Is Reading Important in Reading Readiness Programs? A Randomized Field Trial with Teachers as Program Implementers


Fuchs, D., Fuchs, L.S., Thompson, A., al Otaiba, S., Yen, L., Yang, N.J., Braun, M., and O'Connor, R. (2001). Is reading important in reading readiness programs? A randomized field trial with teachers as program implementers. Journal of Educational Psychology, 93(2), 251-267.

Purpose of study: to examine the effectiveness of PA training with and without beginning decoding instructions.

33 teachers, 404 children, 2 treatment groups and one control. G1= PA training, G2= PA + beginning decoding (20 wks) Pre and posttest data collected.
Many researchers in training studies taught PA in isolation rather than with decoding instruction (phoneme-grapheme relationships) holding the perspective that PA is a prerequisite skill for reading conducted prior to rather than with formal reading instruction, however, there are many studies supporting concurrent instruction.

Research questions for this study: Does phonological awareness training differentially affect student performance on phonological tasks? Does beginning decoding instruction and practice influence student performance on letter sounds, reading, and spelling measures?

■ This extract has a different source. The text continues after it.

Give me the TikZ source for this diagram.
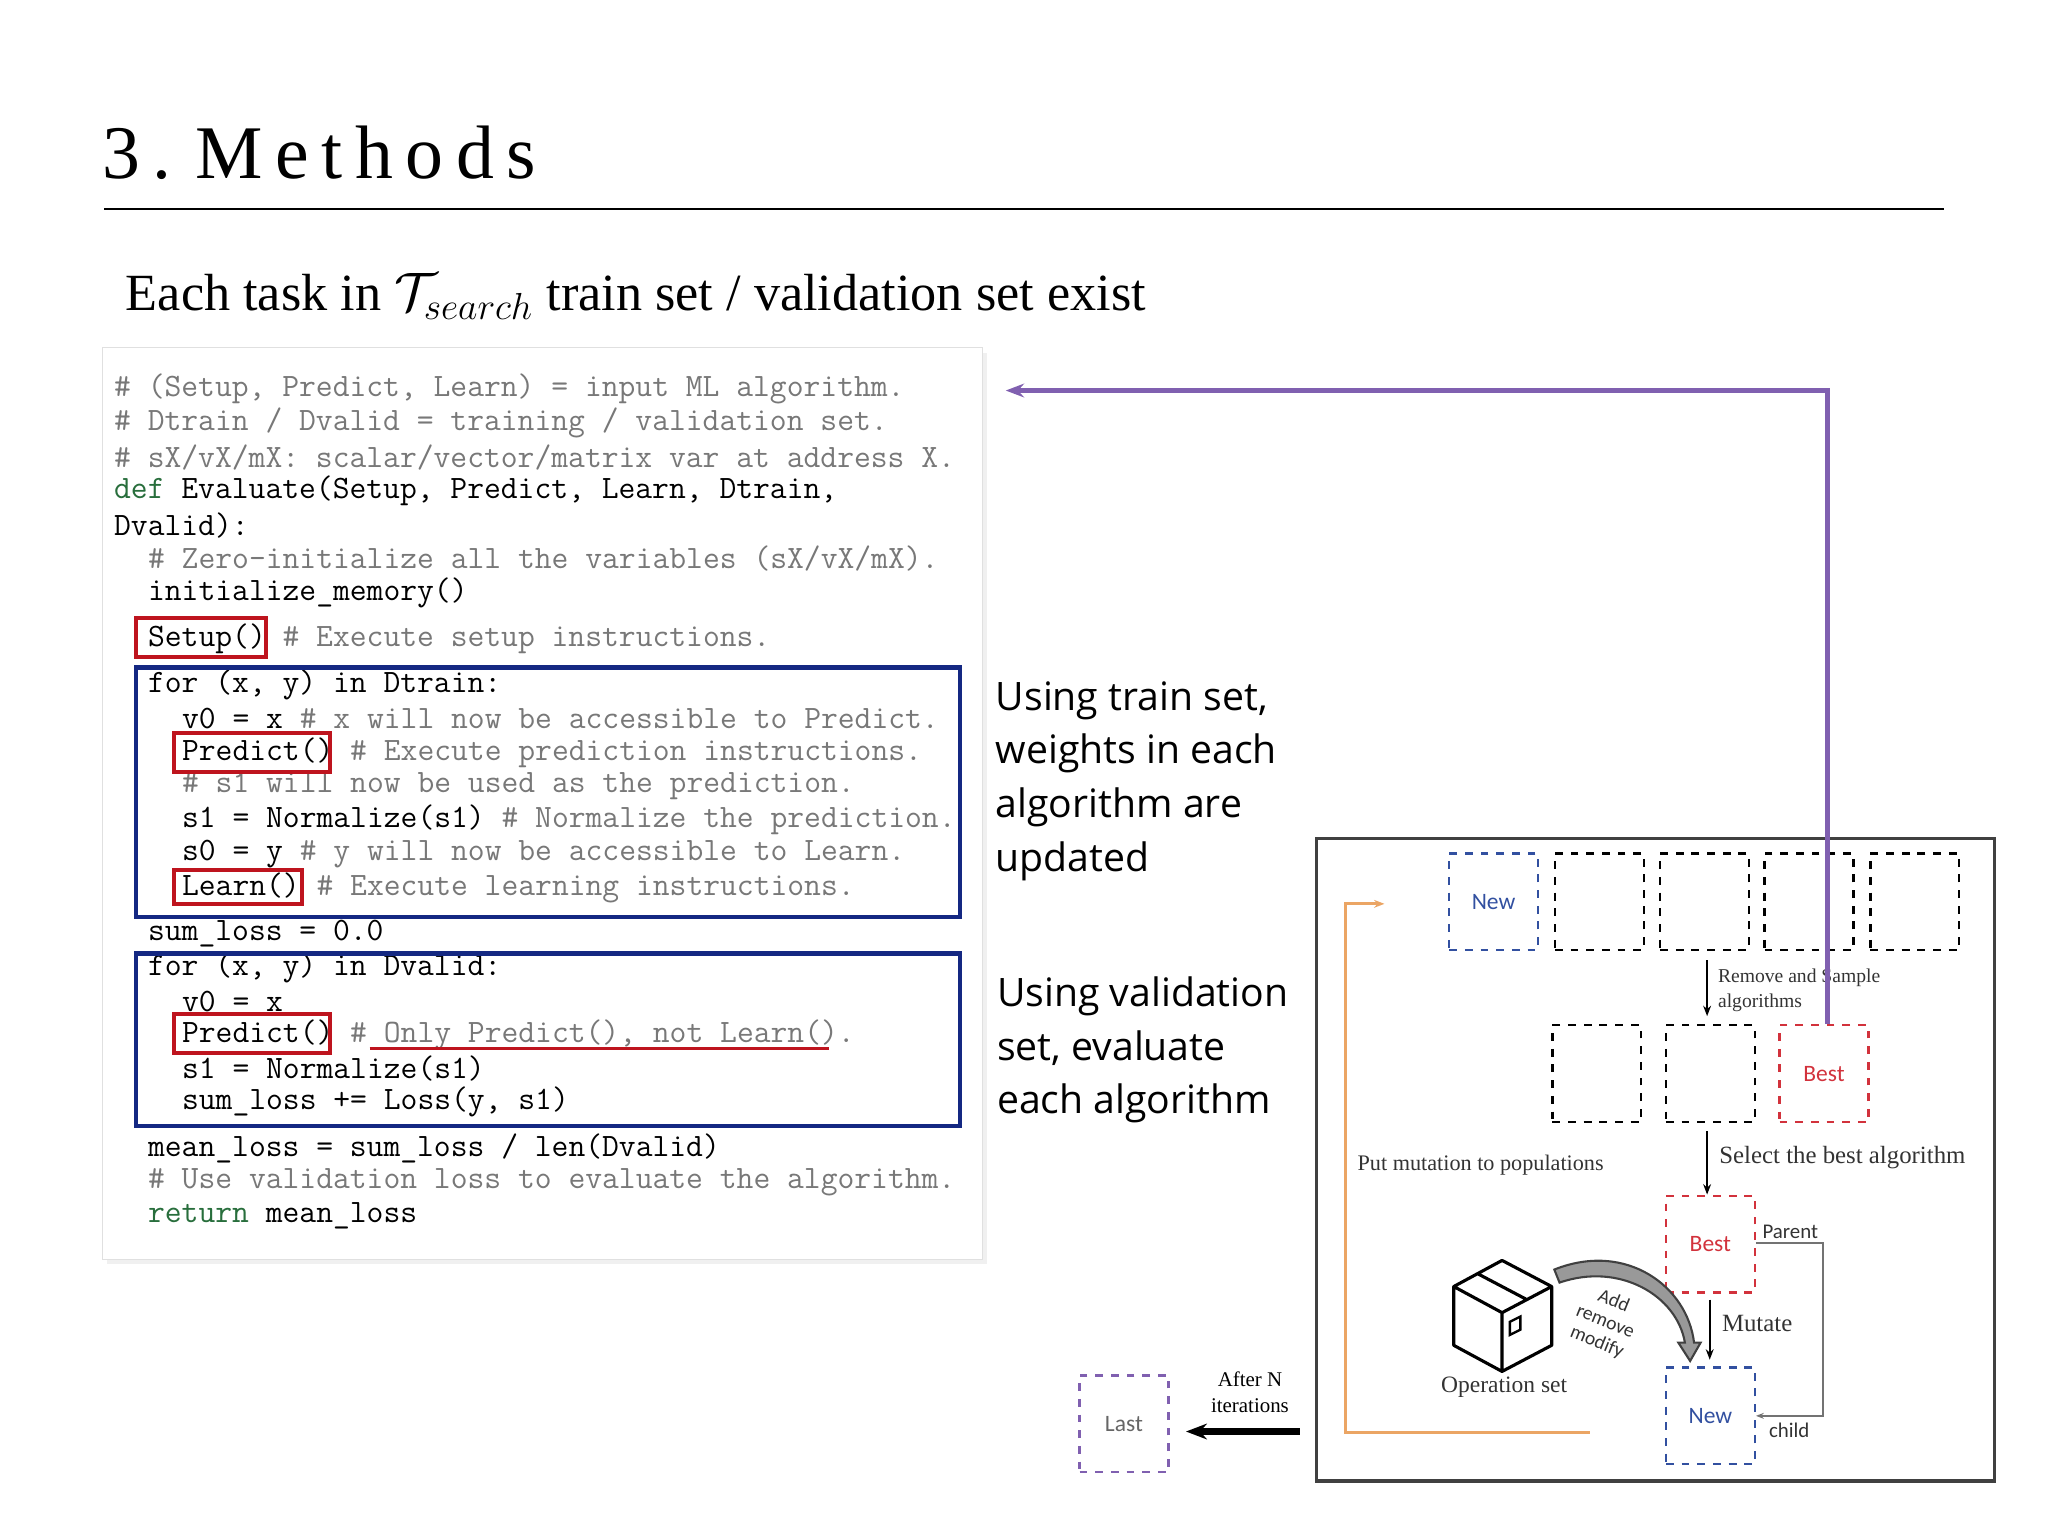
\documentclass[tikz,border=0pt]{standalone}
\usepackage{fontspec}
\setmainfont{Liberation Serif}
\newfontfamily\osans{Open Sans}
\newfontfamily\carl{Carlito}
\usetikzlibrary{arrows.meta,shapes.arrows}
\definecolor{cmt}{RGB}{120,120,120}
\definecolor{kw}{RGB}{40,110,60}
\definecolor{bbl}{RGB}{20,40,130}
\definecolor{rdb}{RGB}{190,20,30}
\definecolor{purp}{RGB}{128,96,176}
\definecolor{orng}{RGB}{235,165,100}
\definecolor{dblue}{RGB}{50,80,160}
\definecolor{dred}{RGB}{210,50,60}
\begin{document}
\begin{tikzpicture}[x=0.5pt,y=-0.5pt,
  cl/.style={anchor=west,inner sep=0pt,font=\ttfamily\fontsize{12.5}{13}\selectfont},
  cmline/.style={cl,text=cmt},
  redbox/.style={draw=rdb,line width=1.5pt},
  bluebox/.style={draw=bbl,line width=1.6pt},
  pop/.style={draw,dashed,line width=0.9pt,minimum width=34pt,minimum height=37pt,inner sep=0pt,font=\carl\fontsize{9}{10}\selectfont},
  sml/.style={anchor=west,inner sep=0pt,font=\fontsize{8}{9}\selectfont,text=black!80},
  side/.style={anchor=west,inner sep=0pt,align=left,font=\osans\fontsize{15}{20.5}\selectfont},
  arr/.style={-{Stealth[length=4pt]},line width=0.8pt}]
\useasboundingbox (0,0) rectangle (1568,1176);
% title
\node[anchor=west,inner sep=0pt,font=\fontsize{29}{34}\selectfont] (title) at (78,117) {3\,.\hspace{9pt}M\,e\,t\,h\,o\,d\,s};
\draw[line width=0.6pt] (80,160) -- (1488,160);
\node[anchor=west,inner sep=0pt,font=\fontsize{20}{24}\selectfont] (sub) at (96,227) {Each task in $\mathcal{T}_{search}$ train set / validation set exist};
% code panel
\fill[black!6] (82,270) rectangle (756,968);
\node[draw=black!12,fill=white,minimum width=337pt,minimum height=349pt,inner sep=0pt,anchor=north west] (panel) at (78,266) {};
\node[cmline] (l1) at (87,298) {\# (Setup, Predict, Learn) = input ML algorithm.};
\node[cmline] (l2) at (87,324) {\# Dtrain / Dvalid = training / validation set.};
\node[cmline] (l3) at (87,350) {\# sX/vX/mX: scalar/vector/matrix var at address X.};
\node[cl] (l4) at (87,376) {\textcolor{kw}{def} Evaluate(Setup, Predict, Learn, Dtrain,};
\node[cl] (l5) at (87,402) {Dvalid):};
\node[cmline] (l6) at (113,428) {\# Zero-initialize all the variables (sX/vX/mX).};
\node[cl] (l7) at (113,454) {initialize\_memory()};
\node[cl] (l8) at (113,489) {Setup() \textcolor{cmt}{\# Execute setup instructions.}};
\node[cl] (l9) at (113,524) {for (x, y) in Dtrain:};
\node[cl] (l10) at (139,550) {v0 = x \textcolor{cmt}{\# x will now be accessible to Predict.}};
\node[cl] (l11) at (139,576) {Predict() \textcolor{cmt}{\# Execute prediction instructions.}};
\node[cmline] (l12) at (139,602) {\# s1 will now be used as the prediction.};
\node[cl] (l13) at (139,628) {s1 = Normalize(s1) \textcolor{cmt}{\# Normalize the prediction.}};
\node[cl] (l14) at (139,654) {s0 = y \textcolor{cmt}{\# y will now be accessible to Learn.}};
\node[cl] (l15) at (139,680) {Learn() \textcolor{cmt}{\# Execute learning instructions.}};
\node[cl] (l16) at (113,715) {sum\_loss = 0.0};
\node[cl] (l17) at (113,741) {for (x, y) in Dvalid:};
\node[cl] (l18) at (139,767) {v0 = x};
\node[cl] (l19) at (139,792) {Predict() \textcolor{cmt}{\# Only Predict(), not Learn().}};
\node[cl] (l20) at (139,818) {s1 = Normalize(s1)};
\node[cl] (l21) at (139,844) {sum\_loss += Loss(y, s1)};
\node[cl] (l22) at (113,879) {mean\_loss = sum\_loss / len(Dvalid)};
\node[cmline] (l23) at (113,905) {\# Use validation loss to evaluate the algorithm.};
\node[cl] (l24) at (113,931) {\textcolor{kw}{return} mean\_loss};
\draw[redbox] (104,473) rectangle (204,503);
\draw[bluebox] (104,511) rectangle (735,702);
\draw[redbox] (133,561) rectangle (253,591);
\draw[redbox] (133,666) rectangle (231,692);
\draw[bluebox] (104,730) rectangle (735,862);
\draw[redbox] (133,776) rectangle (253,806);
\draw[rdb,line width=1.2pt] (283,803) -- (635,803);
% side texts
\node[side] (t1) at (762,598) {Using train set,\\weights in each\\algorithm are\\updated};
\node[side] (t2) at (763,804) {Using validation\\set, evaluate\\each algorithm};
% right panel
\draw[line width=1.3pt,black!75] (1008,642) rectangle (1527,1134);
\node[pop,draw=dblue,text=dblue] (n1) at (1143.5,690.5) {New};
\node[pop] (n2) at (1224.5,690.5) {};
\node[pop] (n3) at (1305,690.5) {};
\node[pop] (n4) at (1385,690.5) {};
\node[pop] (n5) at (1466,690.5) {};
\node[pop] (m1) at (1222.5,822) {};
\node[pop] (m2) at (1309.5,822) {};
\node[pop,draw=dred,text=dred] (m3) at (1396.5,822) {Best};
\node[pop,draw=dred,text=dred] (b) at (1309.5,952.5) {Best};
\node[pop,draw=dblue,text=dblue] (nw) at (1309.5,1084) {New};
\coordinate (a1) at (1307,735);
\coordinate (a2) at (1307,778);
\draw[arr] (a1) -- (a2);
\node[sml,align=left,font=\fontsize{7.5}{9.5}\selectfont] (rs) at (1315,758) {Remove and Sample\\algorithms};
\coordinate (s1) at (1307,866);
\draw[arr] (s1) -- (b.north -| s1);
\node[sml,font=\fontsize{9.5}{11}\selectfont] (sel) at (1316,886) {Select the best algorithm};
\node[sml,font=\fontsize{8.5}{10}\selectfont] (put) at (1039,892) {Put mutation to populations};
\coordinate (mu) at (1309,995);
\coordinate (mu2) at (1309,1041);
\draw[arr] (mu) -- (mu2);
\node[sml,font=\fontsize{9.5}{11}\selectfont] (mt) at (1318,1013) {Mutate};
\coordinate (p1) at (1396,952);
\coordinate (p2) at (1396,1084);
\draw[black!55,line width=0.8pt,-{Stealth[length=3pt]}] (b.east |- p1) -- (p1) -- (p2) -- (nw.east |- p2);
\node[sml,font=\carl\fontsize{8}{9}\selectfont] (par) at (1349,943) {Parent};
\node[sml,font=\carl\fontsize{8}{9}\selectfont] (ch) at (1354,1095) {child};
% orange loop
\coordinate (o1) at (1217,1097);
\coordinate (o2) at (1030,1097);
\coordinate (o3) at (1030,692);
\coordinate (o4) at (1060,692);
\draw[orng,line width=1.2pt,-{Stealth[length=4pt]}] (o1) -- (o2) -- (o3) -- (o4);
% purple loop
\coordinate (q1) at (1399,299);
\coordinate (q2) at (770,299);
\draw[purp,line width=1.8pt,-{Stealth[length=7pt]}] (m3.north -| q1) -- (q1) -- (q2);
% cube
\draw[line width=1.2pt,line join=round] (1150,965) -- (1113,985) -- (1150,1005) -- (1188,985) -- cycle
  (1113,985) -- (1113,1030) -- (1150,1050) -- (1188,1030) -- (1188,985)
  (1150,1005) -- (1150,1050)
  (1131,975) -- (1169,995);
\draw[line width=0.9pt] (1156,1012) -- (1164,1008) -- (1164,1018) -- (1156,1022) -- cycle;
\node[sml,font=\fontsize{9}{10}\selectfont] (op) at (1103,1062) {Operation set};
% curved arrow
\draw[black!75,line width=0.8pt,fill=black!40] (1190,972) .. controls (1245,950) and (1292,985) .. (1297,1028) -- (1302,1028) -- (1294,1042) -- (1285,1028) -- (1290,1028) .. controls (1284,992) and (1240,966) .. (1194,982) -- cycle;
\node[inner sep=0pt,align=center,rotate=-22,font=\carl\fontsize{7.5}{8.5}\selectfont,text=black!80] (arm) at (1229,1012) {Add\\remove\\modify};
% last
\node[pop,draw=purp,text=black!60] (last) at (860.5,1090) {Last};
\coordinate (la) at (995,1096);
\coordinate (lb) at (908,1096);
\draw[line width=2.6pt,-{Stealth[length=8pt]}] (la) -- (lb);
\node[inner sep=0pt,align=center,font=\fontsize{8}{10}\selectfont] (an) at (957,1066) {After N\\iterations};
\end{tikzpicture}
\end{document}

Treatments: Ladders to Literacy workbook with 15 select activities to stimulate syllable and word awareness, rhyming, first sound isolation, onset-rime blending, and sound segmenting. PALS Activities: Peer Assisted Learning Strategies are scripted coaching that children provide each other. The two strategies were "What sound?" and  "What Word?"
Link to a video of what these look like in practice:  http://kc.vanderbilt.edu/pals/teachmat/ReadingVideos.html

Results:
At the end of kindergarten, both treated groups performed comparably on posttreatment phonological awareness tasks which was a combined score for segmentation and blending tasks, and both outperformed controls.

On alphabetic reading and decoding tasks, Ladders + PALS students did better than other two groups with effect sizes ranging from .08-1.42 when compared to the control group and .02-1.96 when compared with the Ladders only group.  Ladders and control student performance were about the same for alphabetic tasks.  Effects were consistent in both Title I and non-Title I schools. The conclusion of the researchers: kindergarten children can be taught phonological awareness and decoding skills; practice with both simultaneously strengthens beginning reading reading more than PA training alone. Results provide some weak evidence for a bidirectional phonological awareness-early reading relationship.

In the follow-up (5 months post instruction) when all groups were in their second month of first grade (October), there was no statistically significant difference between the two treatment groups and the control group on alphabetic measures, however, the treatment groups continued to have statistically significant scores compared to the control group on phonological awareness tasks.

Of note: Not all Ladders and Ladders +PALS students had positive outcome with the treatments. Nonresponders were not all categorized as children with disabilities. Among the nine with disabilities in the L + P group, there was growth on Word identification and word attack of as much as 16 points, but 5 of the 9 made no gains, indicating that this instructional program accommodates some students but not all.